In the whole, the ethnography of the film stands up well. After Gardner left New Guinea with his footage, I stayed on continuing my ethnographic work and a year later Gardner brought a first edited version of Dead Birds back to screen. I, by then, had a few suggestions to make, but was basically comfortable with his presentation of the Dani. The film handles well those topics of anthropological concern at the time: social organization, exchange, and the like. (For the last two decades I have been working in West Sumatra on emotion, a topic new to anthropological agendas, and I recognize some problems in the way the film deals with Dani emotion behavior, but that is another story.)

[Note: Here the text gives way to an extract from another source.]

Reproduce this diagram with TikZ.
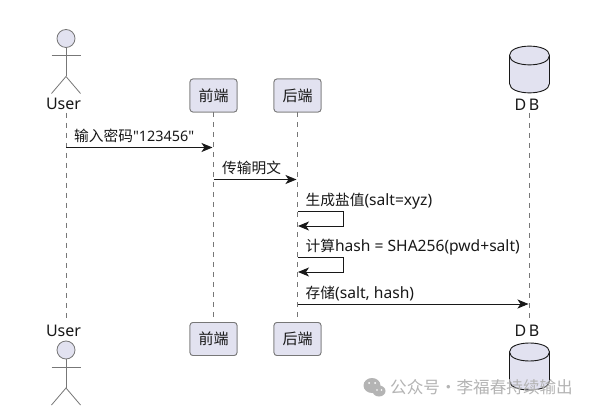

A few viewing notes: The title of the film, Dead Birds, is a Dani phrase referring to the enemy weapons captured in battle. They are sometimes called “dead men.” And “dead” could be translated as “killed.” This evokes the identification of people with birds, a theme running through Dani mythology. Gardner uses shots of birds, so common in the Dani landscape, as punctuation marks throughout the film.

Pay special attention to the opening shots of Dead Birds. There is one spectacular long pan shot, following a large bird as it glides over the compounds of the neighborhood. Gardner shot this from a hill jutting out into the Grand Valley from the mountain wall, looking down on the bird. The next shots give us more of the setting in which we shall spend the next 83 minutes. In these opening shots, he has subtly presented the Dani land as vectored towards the battle frontier, the place of increasing danger.

And Gardner introduces the main protagonist, Weyakdlekek, as he begins to weave a long narrow cowrie shell band. By the end of the film the band is finished and ready to serve as a funeral gift.

These touches are part of the careful crafting of both visuals and narration through which Robert Gardner brings us Dani life – and death.